>>>>

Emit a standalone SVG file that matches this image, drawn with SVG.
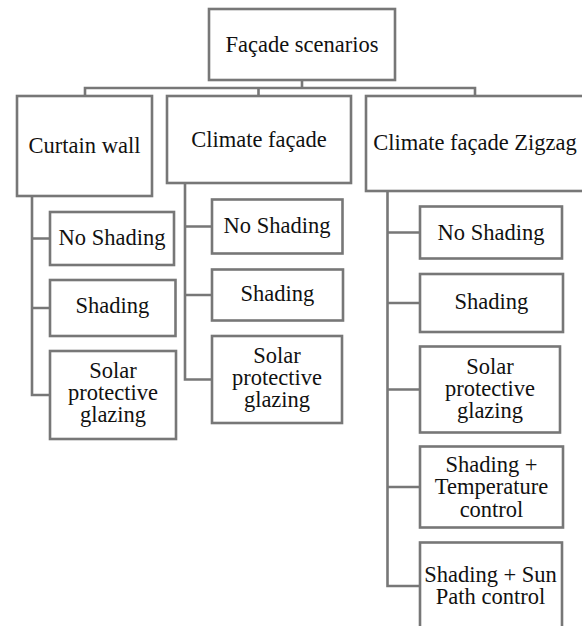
<svg xmlns="http://www.w3.org/2000/svg" width="582" height="626" viewBox="0 0 582 626">
<style>
.box{fill:#fff;stroke:#777;stroke-width:2.6}
.ln{fill:none;stroke:#777;stroke-width:2.6}
text{font-family:'Liberation Serif','Times New Roman',Tinos,'DejaVu Serif',serif;font-size:22.5px;fill:#111;text-anchor:middle}
</style>
<rect width="582" height="626" fill="#fff"/>
<g id="connectors">
<path class="ln" d="M302 80V88M85 96V88H475V96M258.5 88V96"/>
<path class="ln" d="M32 196V395H50M32 238.5H50M32 308H50"/>
<path class="ln" d="M185 183V379.5H212M185 226.5H212M185 295H212"/>
<path class="ln" d="M387.5 191V586H420M387.5 232.5H420M387.5 303H420M387.5 389.5H420M387.5 487H420"/>
</g>
<g id="root"><rect class="box" x="209" y="9" width="186" height="71"/><text x="302" y="52">Façade scenarios</text></g>
<g id="curtain"><rect class="box" x="17" y="96" width="135" height="100"/><text x="84.5" y="153">Curtain wall</text></g>
<g id="climate"><rect class="box" x="167" y="96" width="184" height="87"/><text x="259" y="147">Climate façade</text></g>
<g id="zigzag"><rect class="box" x="366" y="96" width="220" height="95"/><text x="475" y="150">Climate façade Zigzag</text></g>

<g id="cw-noshading"><rect class="box" x="50" y="212" width="124" height="53"/><text x="112" y="245">No Shading</text></g>
<g id="cw-shading"><rect class="box" x="50" y="280" width="125.5" height="56"/><text x="112.5" y="313">Shading</text></g>
<g id="cw-solar"><rect class="box" x="50" y="351" width="126" height="88"/><text x="113" y="377.5">Solar</text><text x="113" y="399.5">protective</text><text x="113" y="421.5">glazing</text></g>

<g id="cf-noshading"><rect class="box" x="212" y="199.5" width="130.5" height="54"/><text x="277" y="232.5">No Shading</text></g>
<g id="cf-shading"><rect class="box" x="212" y="269.5" width="131" height="51"/><text x="277.5" y="301">Shading</text></g>
<g id="cf-solar"><rect class="box" x="212" y="336" width="130" height="87"/><text x="277" y="362.5">Solar</text><text x="277" y="385">protective</text><text x="277" y="407">glazing</text></g>

<g id="zz-noshading"><rect class="box" x="420" y="206.5" width="142" height="52"/><text x="491" y="240">No Shading</text></g>
<g id="zz-shading"><rect class="box" x="420" y="274" width="143" height="58"/><text x="491.5" y="308.5">Shading</text></g>
<g id="zz-solar"><rect class="box" x="420" y="346.5" width="140" height="86"/><text x="490" y="373.5">Solar</text><text x="490" y="395.5">protective</text><text x="490" y="418">glazing</text></g>
<g id="zz-temp"><rect class="box" x="420" y="446.5" width="143" height="81"/><text x="491.5" y="471.5">Shading +</text><text x="491.5" y="494">Temperature</text><text x="491.5" y="516.5">control</text></g>
<g id="zz-sun"><rect class="box" x="420" y="542.5" width="142" height="88"/><text x="490.5" y="581.5">Shading + Sun</text><text x="490.5" y="603.5">Path control</text></g>
</svg>
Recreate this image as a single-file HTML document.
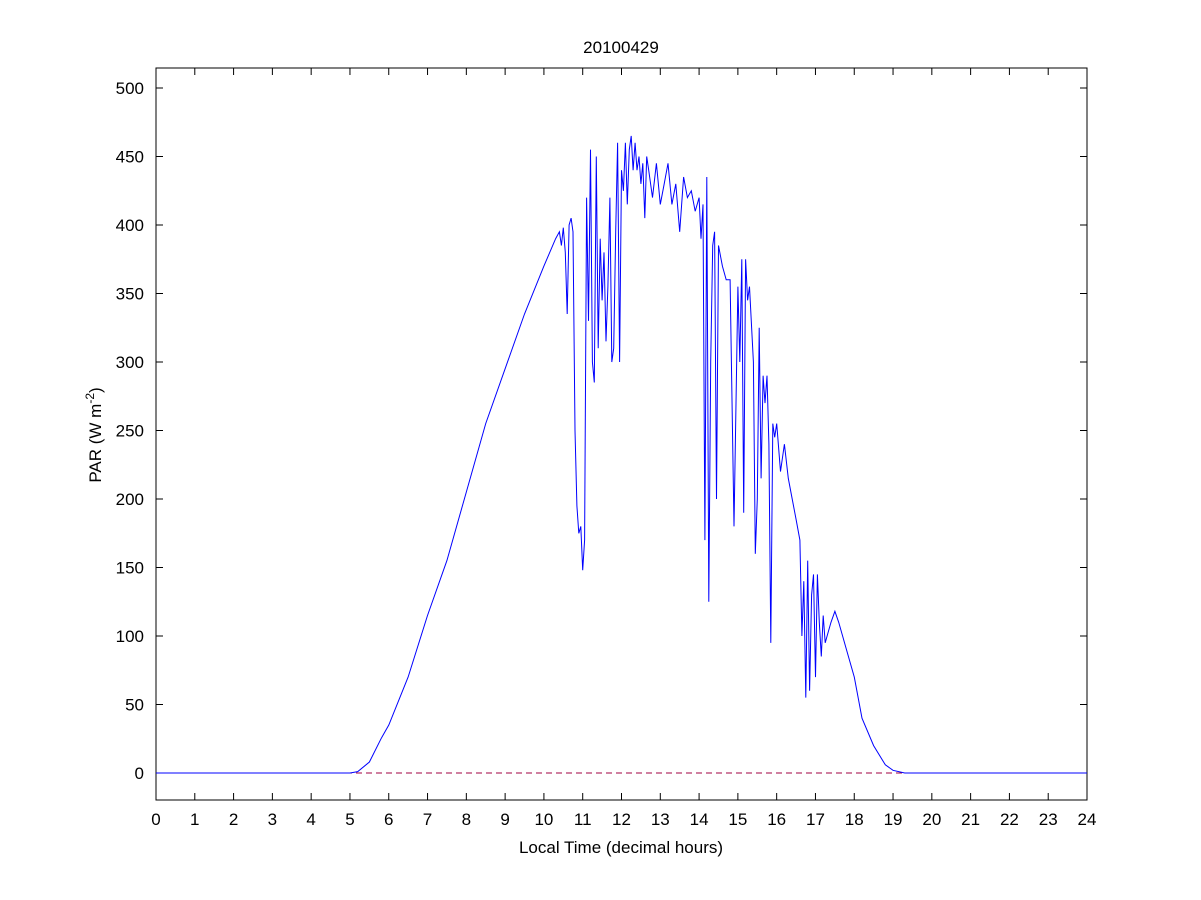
<!DOCTYPE html>
<html><head><meta charset="utf-8"><style>
body{margin:0;background:#fff;}
svg{display:block;font-family:"Liberation Sans",Arial,sans-serif;}
</style></head><body>
<svg id="chart" width="1201" height="900" viewBox="0 0 1201 900"></svg>
<script>
const times=[0,5,5.2,5.5,5.8,6,6.5,7,7.5,8,8.5,9,9.5,10,10.3,10.4,10.45,10.5,10.55,10.6,10.65,10.7,10.75,10.8,10.85,10.9,10.95,11.0,11.05,11.1,11.15,11.2,11.25,11.3,11.35,11.4,11.45,11.5,11.55,11.6,11.65,11.7,11.75,11.8,11.85,11.9,11.95,12.0,12.05,12.1,12.15,12.2,12.25,12.3,12.35,12.4,12.45,12.5,12.55,12.6,12.65,12.7,12.8,12.9,13.0,13.1,13.2,13.3,13.4,13.5,13.6,13.7,13.8,13.9,14.0,14.05,14.1,14.15,14.2,14.25,14.3,14.35,14.4,14.45,14.5,14.6,14.7,14.8,14.9,15.0,15.05,15.1,15.15,15.2,15.25,15.3,15.4,15.45,15.5,15.55,15.6,15.65,15.7,15.75,15.8,15.85,15.9,15.95,16.0,16.1,16.2,16.3,16.4,16.5,16.6,16.65,16.7,16.75,16.8,16.85,16.9,16.95,17.0,17.05,17.1,17.15,17.2,17.25,17.3,17.4,17.5,17.6,17.7,17.8,18.0,18.2,18.5,18.8,19,19.3,24];
const par=[0,0,1,8,25,35,70,115,155,205,255,295,335,370,390,395,385,398,380,335,400,405,395,250,195,175,180,148,170,420,330,455,300,285,450,310,390,345,380,315,355,420,300,310,395,460,300,440,425,460,415,455,465,440,460,440,450,430,445,405,450,440,420,445,415,430,445,415,430,395,435,420,425,410,420,390,415,170,435,125,300,385,395,200,385,370,360,360,180,355,300,375,190,375,345,355,300,160,200,325,215,290,270,290,240,95,255,245,255,220,240,215,200,185,170,100,140,55,155,60,130,145,70,145,110,85,115,95,100,110,118,110,100,90,70,40,20,6,2,0,0];
const xTicks=[0,1,2,3,4,5,6,7,8,9,10,11,12,13,14,15,16,17,18,19,20,21,22,23,24];
const yTicks=[0,50,100,150,200,250,300,350,400,450,500];
const L=156,R=1087,T=68,B=800;
const xs=h=>L+(h/24)*(R-L);
const ys=v=>773-v*(685/500);
const NS="http://www.w3.org/2000/svg";
const svg=document.getElementById('chart');
function mk(tag,attrs,parent){const e=document.createElementNS(NS,tag);for(const k in attrs)e.setAttribute(k,attrs[k]);(parent||svg).appendChild(e);return e;}
const frame=mk('rect',{x:L,y:T,width:R-L,height:B-T,fill:'#fff',stroke:'#000','stroke-width':1});


const t=mk('text',{x:621,y:53,'text-anchor':'middle','font-size':17});t.textContent='20100429';


xTicks.forEach(h=>{const x=xs(h);
 mk('line',{x1:x,x2:x,y1:B,y2:B-7,stroke:'#000'});mk('line',{x1:x,x2:x,y1:T,y2:T+7,stroke:'#000'});
 const l=mk('text',{x:x,y:825,'text-anchor':'middle','font-size':17});l.textContent=h;
 
 });
yTicks.forEach(v=>{const y=ys(v);
 mk('line',{x1:L,x2:L+7,y1:y,y2:y,stroke:'#000'});mk('line',{x1:R,x2:R-7,y1:y,y2:y,stroke:'#000'});
 const l=mk('text',{x:144,y:y+6,'text-anchor':'end','font-size':17});l.textContent=v;
 
 });
const xl=mk('text',{x:621,y:853,'text-anchor':'middle','font-size':17});xl.textContent='Local Time (decimal hours)';


const yl=mk('text',{x:0,y:0,'text-anchor':'middle','font-size':17,transform:'translate(101,435) rotate(-90)'});
yl.innerHTML='PAR (W m<tspan dy="-7" font-size="12">-2</tspan><tspan dy="7">)</tspan>';


const zl=mk('line',{x1:L,x2:R,y1:ys(0),y2:ys(0),stroke:'#a00040','stroke-dasharray':'6,4','stroke-width':1});


const d=times.map((h,i)=>(i?'L':'M')+xs(h).toFixed(1)+','+ys(par[i]).toFixed(1)).join('');
const p=mk('path',{d:d,fill:'none',stroke:'#0000ff','stroke-width':1});


</script>
</body></html>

<<<<

# [TASK REQUIREMENTS]
Omit the pictures and output all of the other material exactly.

# [THE OUTPUT]
Emit a standalone SVG file that matches this image, drawn with SVG.
<svg xmlns="http://www.w3.org/2000/svg" width="582" height="626" viewBox="0 0 582 626">
<style>
.box{fill:#fff;stroke:#777;stroke-width:2.6}
.ln{fill:none;stroke:#777;stroke-width:2.6}
text{font-family:'Liberation Serif','Times New Roman',Tinos,'DejaVu Serif',serif;font-size:22.5px;fill:#111;text-anchor:middle}
</style>
<rect width="582" height="626" fill="#fff"/>
<g id="connectors">
<path class="ln" d="M302 80V88M85 96V88H475V96M258.5 88V96"/>
<path class="ln" d="M32 196V395H50M32 238.5H50M32 308H50"/>
<path class="ln" d="M185 183V379.5H212M185 226.5H212M185 295H212"/>
<path class="ln" d="M387.5 191V586H420M387.5 232.5H420M387.5 303H420M387.5 389.5H420M387.5 487H420"/>
</g>
<g id="root"><rect class="box" x="209" y="9" width="186" height="71"/><text x="302" y="52">Façade scenarios</text></g>
<g id="curtain"><rect class="box" x="17" y="96" width="135" height="100"/><text x="84.5" y="153">Curtain wall</text></g>
<g id="climate"><rect class="box" x="167" y="96" width="184" height="87"/><text x="259" y="147">Climate façade</text></g>
<g id="zigzag"><rect class="box" x="366" y="96" width="220" height="95"/><text x="475" y="150">Climate façade Zigzag</text></g>

<g id="cw-noshading"><rect class="box" x="50" y="212" width="124" height="53"/><text x="112" y="245">No Shading</text></g>
<g id="cw-shading"><rect class="box" x="50" y="280" width="125.5" height="56"/><text x="112.5" y="313">Shading</text></g>
<g id="cw-solar"><rect class="box" x="50" y="351" width="126" height="88"/><text x="113" y="377.5">Solar</text><text x="113" y="399.5">protective</text><text x="113" y="421.5">glazing</text></g>

<g id="cf-noshading"><rect class="box" x="212" y="199.5" width="130.5" height="54"/><text x="277" y="232.5">No Shading</text></g>
<g id="cf-shading"><rect class="box" x="212" y="269.5" width="131" height="51"/><text x="277.5" y="301">Shading</text></g>
<g id="cf-solar"><rect class="box" x="212" y="336" width="130" height="87"/><text x="277" y="362.5">Solar</text><text x="277" y="385">protective</text><text x="277" y="407">glazing</text></g>

<g id="zz-noshading"><rect class="box" x="420" y="206.5" width="142" height="52"/><text x="491" y="240">No Shading</text></g>
<g id="zz-shading"><rect class="box" x="420" y="274" width="143" height="58"/><text x="491.5" y="308.5">Shading</text></g>
<g id="zz-solar"><rect class="box" x="420" y="346.5" width="140" height="86"/><text x="490" y="373.5">Solar</text><text x="490" y="395.5">protective</text><text x="490" y="418">glazing</text></g>
<g id="zz-temp"><rect class="box" x="420" y="446.5" width="143" height="81"/><text x="491.5" y="471.5">Shading +</text><text x="491.5" y="494">Temperature</text><text x="491.5" y="516.5">control</text></g>
<g id="zz-sun"><rect class="box" x="420" y="542.5" width="142" height="88"/><text x="490.5" y="581.5">Shading + Sun</text><text x="490.5" y="603.5">Path control</text></g>
</svg>
Recreate this image as a single-file HTML document.
<!DOCTYPE html>
<html><head><meta charset="utf-8"><style>
body{margin:0;background:#fff;}
svg{display:block;font-family:"Liberation Sans",Arial,sans-serif;}
</style></head><body>
<svg id="chart" width="1201" height="900" viewBox="0 0 1201 900"></svg>
<script>
const times=[0,5,5.2,5.5,5.8,6,6.5,7,7.5,8,8.5,9,9.5,10,10.3,10.4,10.45,10.5,10.55,10.6,10.65,10.7,10.75,10.8,10.85,10.9,10.95,11.0,11.05,11.1,11.15,11.2,11.25,11.3,11.35,11.4,11.45,11.5,11.55,11.6,11.65,11.7,11.75,11.8,11.85,11.9,11.95,12.0,12.05,12.1,12.15,12.2,12.25,12.3,12.35,12.4,12.45,12.5,12.55,12.6,12.65,12.7,12.8,12.9,13.0,13.1,13.2,13.3,13.4,13.5,13.6,13.7,13.8,13.9,14.0,14.05,14.1,14.15,14.2,14.25,14.3,14.35,14.4,14.45,14.5,14.6,14.7,14.8,14.9,15.0,15.05,15.1,15.15,15.2,15.25,15.3,15.4,15.45,15.5,15.55,15.6,15.65,15.7,15.75,15.8,15.85,15.9,15.95,16.0,16.1,16.2,16.3,16.4,16.5,16.6,16.65,16.7,16.75,16.8,16.85,16.9,16.95,17.0,17.05,17.1,17.15,17.2,17.25,17.3,17.4,17.5,17.6,17.7,17.8,18.0,18.2,18.5,18.8,19,19.3,24];
const par=[0,0,1,8,25,35,70,115,155,205,255,295,335,370,390,395,385,398,380,335,400,405,395,250,195,175,180,148,170,420,330,455,300,285,450,310,390,345,380,315,355,420,300,310,395,460,300,440,425,460,415,455,465,440,460,440,450,430,445,405,450,440,420,445,415,430,445,415,430,395,435,420,425,410,420,390,415,170,435,125,300,385,395,200,385,370,360,360,180,355,300,375,190,375,345,355,300,160,200,325,215,290,270,290,240,95,255,245,255,220,240,215,200,185,170,100,140,55,155,60,130,145,70,145,110,85,115,95,100,110,118,110,100,90,70,40,20,6,2,0,0];
const xTicks=[0,1,2,3,4,5,6,7,8,9,10,11,12,13,14,15,16,17,18,19,20,21,22,23,24];
const yTicks=[0,50,100,150,200,250,300,350,400,450,500];
const L=156,R=1087,T=68,B=800;
const xs=h=>L+(h/24)*(R-L);
const ys=v=>773-v*(685/500);
const NS="http://www.w3.org/2000/svg";
const svg=document.getElementById('chart');
function mk(tag,attrs,parent){const e=document.createElementNS(NS,tag);for(const k in attrs)e.setAttribute(k,attrs[k]);(parent||svg).appendChild(e);return e;}
const frame=mk('rect',{x:L,y:T,width:R-L,height:B-T,fill:'#fff',stroke:'#000','stroke-width':1});


const t=mk('text',{x:621,y:53,'text-anchor':'middle','font-size':17});t.textContent='20100429';


xTicks.forEach(h=>{const x=xs(h);
 mk('line',{x1:x,x2:x,y1:B,y2:B-7,stroke:'#000'});mk('line',{x1:x,x2:x,y1:T,y2:T+7,stroke:'#000'});
 const l=mk('text',{x:x,y:825,'text-anchor':'middle','font-size':17});l.textContent=h;
 
 });
yTicks.forEach(v=>{const y=ys(v);
 mk('line',{x1:L,x2:L+7,y1:y,y2:y,stroke:'#000'});mk('line',{x1:R,x2:R-7,y1:y,y2:y,stroke:'#000'});
 const l=mk('text',{x:144,y:y+6,'text-anchor':'end','font-size':17});l.textContent=v;
 
 });
const xl=mk('text',{x:621,y:853,'text-anchor':'middle','font-size':17});xl.textContent='Local Time (decimal hours)';


const yl=mk('text',{x:0,y:0,'text-anchor':'middle','font-size':17,transform:'translate(101,435) rotate(-90)'});
yl.innerHTML='PAR (W m<tspan dy="-7" font-size="12">-2</tspan><tspan dy="7">)</tspan>';


const zl=mk('line',{x1:L,x2:R,y1:ys(0),y2:ys(0),stroke:'#a00040','stroke-dasharray':'6,4','stroke-width':1});


const d=times.map((h,i)=>(i?'L':'M')+xs(h).toFixed(1)+','+ys(par[i]).toFixed(1)).join('');
const p=mk('path',{d:d,fill:'none',stroke:'#0000ff','stroke-width':1});


</script>
</body></html>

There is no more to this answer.